>>>>

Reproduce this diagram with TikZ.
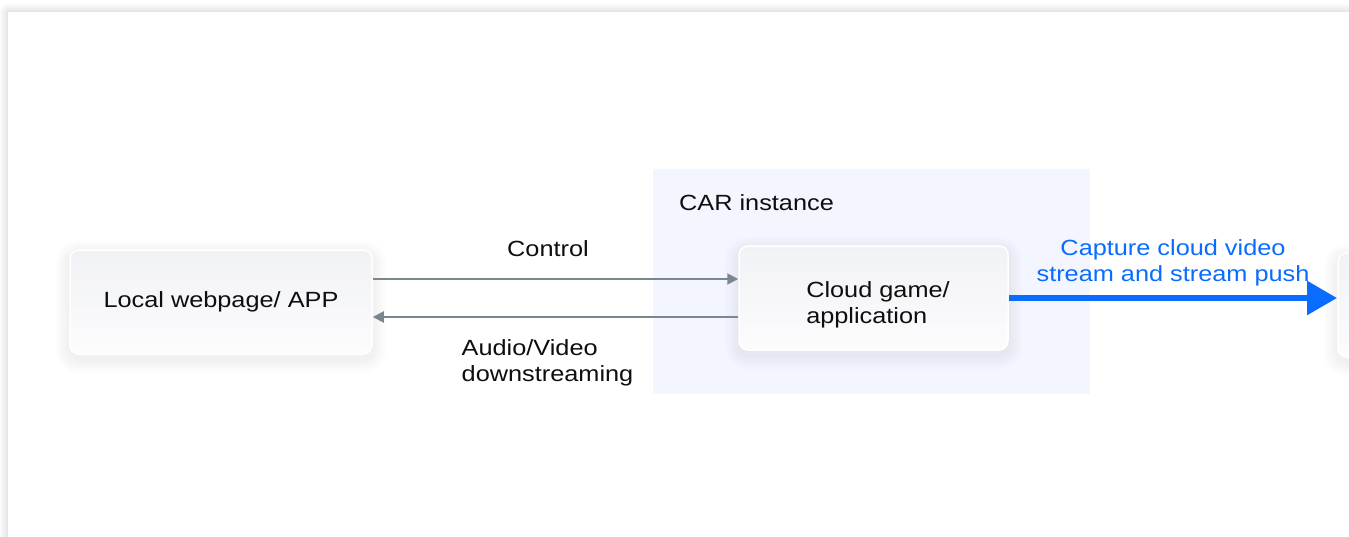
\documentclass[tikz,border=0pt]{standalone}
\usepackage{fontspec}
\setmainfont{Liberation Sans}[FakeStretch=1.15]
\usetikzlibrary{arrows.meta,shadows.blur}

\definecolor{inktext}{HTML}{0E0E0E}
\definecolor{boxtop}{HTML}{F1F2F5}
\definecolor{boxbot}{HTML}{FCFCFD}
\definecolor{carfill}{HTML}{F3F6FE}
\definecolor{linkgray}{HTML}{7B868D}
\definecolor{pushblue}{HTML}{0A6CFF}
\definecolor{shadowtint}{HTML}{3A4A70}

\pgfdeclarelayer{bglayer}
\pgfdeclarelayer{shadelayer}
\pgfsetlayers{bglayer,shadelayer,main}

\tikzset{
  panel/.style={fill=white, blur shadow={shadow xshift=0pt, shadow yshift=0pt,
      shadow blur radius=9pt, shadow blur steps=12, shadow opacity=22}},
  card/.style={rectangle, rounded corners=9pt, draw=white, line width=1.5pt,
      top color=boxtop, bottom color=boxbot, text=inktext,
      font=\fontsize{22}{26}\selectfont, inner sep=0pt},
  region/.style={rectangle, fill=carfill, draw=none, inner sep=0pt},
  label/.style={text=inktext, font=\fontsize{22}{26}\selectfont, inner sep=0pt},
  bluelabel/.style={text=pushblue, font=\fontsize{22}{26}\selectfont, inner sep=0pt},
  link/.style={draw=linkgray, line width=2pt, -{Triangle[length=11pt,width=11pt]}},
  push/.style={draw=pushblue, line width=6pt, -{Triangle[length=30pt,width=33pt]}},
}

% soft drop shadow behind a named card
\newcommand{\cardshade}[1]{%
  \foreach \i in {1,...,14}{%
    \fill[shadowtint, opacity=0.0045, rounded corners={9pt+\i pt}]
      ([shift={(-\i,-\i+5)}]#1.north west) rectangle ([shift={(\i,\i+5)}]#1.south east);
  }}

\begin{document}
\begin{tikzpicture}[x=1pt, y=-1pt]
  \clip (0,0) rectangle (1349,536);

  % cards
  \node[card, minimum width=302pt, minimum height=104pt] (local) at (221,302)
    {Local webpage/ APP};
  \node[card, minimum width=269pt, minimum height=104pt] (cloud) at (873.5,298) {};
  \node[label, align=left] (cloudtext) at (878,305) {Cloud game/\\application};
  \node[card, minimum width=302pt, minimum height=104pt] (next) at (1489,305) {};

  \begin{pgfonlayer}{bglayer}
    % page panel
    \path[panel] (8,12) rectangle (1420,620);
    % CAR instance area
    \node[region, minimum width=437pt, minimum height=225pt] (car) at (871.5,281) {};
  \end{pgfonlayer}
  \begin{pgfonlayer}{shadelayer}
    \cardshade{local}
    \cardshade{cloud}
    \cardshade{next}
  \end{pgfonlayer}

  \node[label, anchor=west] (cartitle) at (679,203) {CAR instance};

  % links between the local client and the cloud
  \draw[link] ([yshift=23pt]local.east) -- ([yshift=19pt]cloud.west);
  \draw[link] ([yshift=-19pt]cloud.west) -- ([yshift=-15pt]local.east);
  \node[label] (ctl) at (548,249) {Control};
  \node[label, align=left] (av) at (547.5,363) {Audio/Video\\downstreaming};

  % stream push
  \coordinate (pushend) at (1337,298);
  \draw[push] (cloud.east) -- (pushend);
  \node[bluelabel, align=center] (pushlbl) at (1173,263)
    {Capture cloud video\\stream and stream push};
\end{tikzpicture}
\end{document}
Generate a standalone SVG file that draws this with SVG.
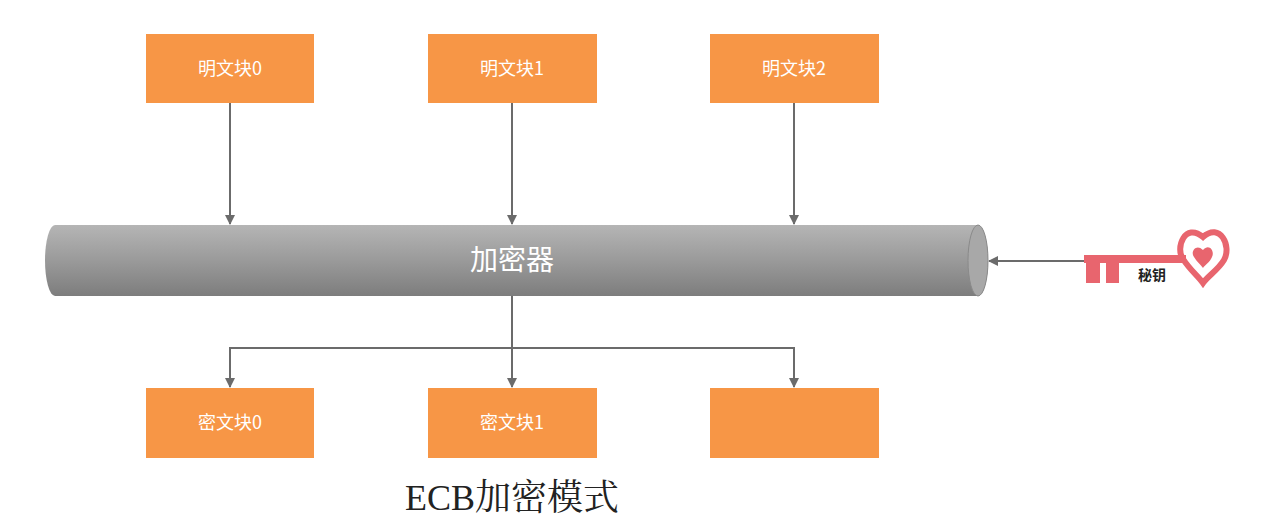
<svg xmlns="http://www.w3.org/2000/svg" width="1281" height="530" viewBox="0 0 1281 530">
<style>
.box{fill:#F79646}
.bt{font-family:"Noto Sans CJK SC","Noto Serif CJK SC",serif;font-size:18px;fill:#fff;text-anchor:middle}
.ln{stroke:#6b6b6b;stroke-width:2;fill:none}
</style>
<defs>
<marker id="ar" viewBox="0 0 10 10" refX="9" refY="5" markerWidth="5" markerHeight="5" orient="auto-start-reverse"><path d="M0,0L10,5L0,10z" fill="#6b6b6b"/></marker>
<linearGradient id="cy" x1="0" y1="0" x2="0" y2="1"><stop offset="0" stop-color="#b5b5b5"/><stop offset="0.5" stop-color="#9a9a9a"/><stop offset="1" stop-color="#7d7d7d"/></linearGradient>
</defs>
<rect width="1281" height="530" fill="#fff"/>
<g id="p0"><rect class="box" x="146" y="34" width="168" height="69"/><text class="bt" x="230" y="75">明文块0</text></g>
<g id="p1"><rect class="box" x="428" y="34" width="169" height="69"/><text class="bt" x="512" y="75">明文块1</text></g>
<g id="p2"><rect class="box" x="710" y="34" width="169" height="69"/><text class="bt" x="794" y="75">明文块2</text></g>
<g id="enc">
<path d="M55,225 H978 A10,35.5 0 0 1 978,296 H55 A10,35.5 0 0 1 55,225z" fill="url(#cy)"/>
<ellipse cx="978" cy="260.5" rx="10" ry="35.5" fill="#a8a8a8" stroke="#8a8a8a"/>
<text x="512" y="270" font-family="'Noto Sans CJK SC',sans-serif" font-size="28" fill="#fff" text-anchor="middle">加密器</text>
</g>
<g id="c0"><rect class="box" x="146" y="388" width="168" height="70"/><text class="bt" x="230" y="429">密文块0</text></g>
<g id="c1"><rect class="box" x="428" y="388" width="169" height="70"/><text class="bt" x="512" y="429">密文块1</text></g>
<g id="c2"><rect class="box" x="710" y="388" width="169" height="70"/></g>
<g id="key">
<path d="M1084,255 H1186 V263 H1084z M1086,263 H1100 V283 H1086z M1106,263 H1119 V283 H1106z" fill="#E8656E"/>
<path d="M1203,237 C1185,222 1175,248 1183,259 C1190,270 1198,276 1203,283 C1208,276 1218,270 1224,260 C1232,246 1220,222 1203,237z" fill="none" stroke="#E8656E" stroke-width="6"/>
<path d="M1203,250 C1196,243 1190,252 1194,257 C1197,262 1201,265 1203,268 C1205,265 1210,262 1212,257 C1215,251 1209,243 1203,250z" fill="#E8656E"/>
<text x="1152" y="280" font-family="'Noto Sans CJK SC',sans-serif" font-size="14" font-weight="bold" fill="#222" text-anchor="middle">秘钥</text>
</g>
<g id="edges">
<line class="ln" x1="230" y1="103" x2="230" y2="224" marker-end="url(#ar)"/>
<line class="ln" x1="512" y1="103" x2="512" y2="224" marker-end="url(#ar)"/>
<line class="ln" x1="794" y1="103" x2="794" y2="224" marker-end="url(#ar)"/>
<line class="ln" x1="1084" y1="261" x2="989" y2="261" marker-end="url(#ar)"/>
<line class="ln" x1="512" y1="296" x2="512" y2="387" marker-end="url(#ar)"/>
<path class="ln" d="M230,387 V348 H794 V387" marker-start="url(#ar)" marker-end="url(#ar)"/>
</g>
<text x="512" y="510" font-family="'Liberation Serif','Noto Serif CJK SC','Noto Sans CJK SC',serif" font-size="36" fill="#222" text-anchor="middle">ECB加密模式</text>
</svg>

<<<<

▸ **Aim of the exercise**:
Leave out the pictures and repeat exactly the lines from the start of the material through the line that contains "minimum height=104pt] (next)", both included.

▸ **Complete answer**:
Reproduce this diagram with TikZ.
\documentclass[tikz,border=0pt]{standalone}
\usepackage{fontspec}
\setmainfont{Liberation Sans}[FakeStretch=1.15]
\usetikzlibrary{arrows.meta,shadows.blur}

\definecolor{inktext}{HTML}{0E0E0E}
\definecolor{boxtop}{HTML}{F1F2F5}
\definecolor{boxbot}{HTML}{FCFCFD}
\definecolor{carfill}{HTML}{F3F6FE}
\definecolor{linkgray}{HTML}{7B868D}
\definecolor{pushblue}{HTML}{0A6CFF}
\definecolor{shadowtint}{HTML}{3A4A70}

\pgfdeclarelayer{bglayer}
\pgfdeclarelayer{shadelayer}
\pgfsetlayers{bglayer,shadelayer,main}

\tikzset{
  panel/.style={fill=white, blur shadow={shadow xshift=0pt, shadow yshift=0pt,
      shadow blur radius=9pt, shadow blur steps=12, shadow opacity=22}},
  card/.style={rectangle, rounded corners=9pt, draw=white, line width=1.5pt,
      top color=boxtop, bottom color=boxbot, text=inktext,
      font=\fontsize{22}{26}\selectfont, inner sep=0pt},
  region/.style={rectangle, fill=carfill, draw=none, inner sep=0pt},
  label/.style={text=inktext, font=\fontsize{22}{26}\selectfont, inner sep=0pt},
  bluelabel/.style={text=pushblue, font=\fontsize{22}{26}\selectfont, inner sep=0pt},
  link/.style={draw=linkgray, line width=2pt, -{Triangle[length=11pt,width=11pt]}},
  push/.style={draw=pushblue, line width=6pt, -{Triangle[length=30pt,width=33pt]}},
}

% soft drop shadow behind a named card
\newcommand{\cardshade}[1]{%
  \foreach \i in {1,...,14}{%
    \fill[shadowtint, opacity=0.0045, rounded corners={9pt+\i pt}]
      ([shift={(-\i,-\i+5)}]#1.north west) rectangle ([shift={(\i,\i+5)}]#1.south east);
  }}

\begin{document}
\begin{tikzpicture}[x=1pt, y=-1pt]
  \clip (0,0) rectangle (1349,536);

  % cards
  \node[card, minimum width=302pt, minimum height=104pt] (local) at (221,302)
    {Local webpage/ APP};
  \node[card, minimum width=269pt, minimum height=104pt] (cloud) at (873.5,298) {};
  \node[label, align=left] (cloudtext) at (878,305) {Cloud game/\\application};
  \node[card, minimum width=302pt, minimum height=104pt] (next) at (1489,305) {};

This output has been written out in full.